Je ne pouvais imaginer quand j’ai écrit Éloge du retard que nous étions à l’aube d’un immense retard collectif. Car même si, pendant le confinement, nous sommes individuellement parfois écrasés par le travail et hantés par des échéances que nous avons du mal à tenir, collectivement nous prenons du retard. Bien des programmes sont annulés. Ne parlons pas de l’économie. Cela nous conduit peut-être à réaliser ce que comporte d’absurde la course folle de nos vies. Après quoi courons-nous si tout peut s’arrêter pour un virus ? Après quoi courons-nous si nous avançons en reculant sur les acquis les plus fondamentaux de nos sociétés, une structure médicale hospitalière coûteuse mais toujours prête à faire face à une crise sanitaire ? La course folle nous a fait oublier les priorités de la vie humaine en société. Les impératifs de réductions des coûts conduisent à cette course folle qui nous a fait perdre collectivement le sens de la temporalité, lequel inclut inéluctablement la notion d’imprévisibilité. Nous croyons être très rationnels mais en fait nous avons oublié les fondements de la vie humaine individuelle et collective. À force de vouloir être en avance, nous avons oublié le réel. Espérons que ce retard nous fera atterrir
Quelles leçons devrons-nous tirer en sortie de crise ?

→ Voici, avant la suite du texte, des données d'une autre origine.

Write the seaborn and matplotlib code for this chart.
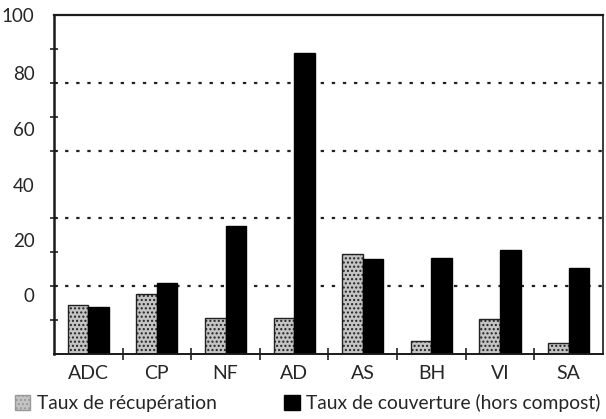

La leçon majeure serait de cesser de vouloir aller toujours plus vite et de prendre le temps de redéfinir les priorités. Plus rien ne sera comme avant de toute façon, et nous aurons pris un retard considérable. Autant en profiter pour se demander comment travailler et repenser les buts. Il faudra aussi être attentif à prendre soin de ce qui nous aura manqué et penser à se réjouir de la présence physique des autres. Il sera aussi bon de se rappeler de la nécessité de séparer le professionnel et le personnel, le temps pour soi et le temps dédié aux autres. Bref, nous devrons réapprendre la liberté dans le travail au lieu de cette aliénation et soumission volontaire qui portent à traquer tout interstice de temps libre.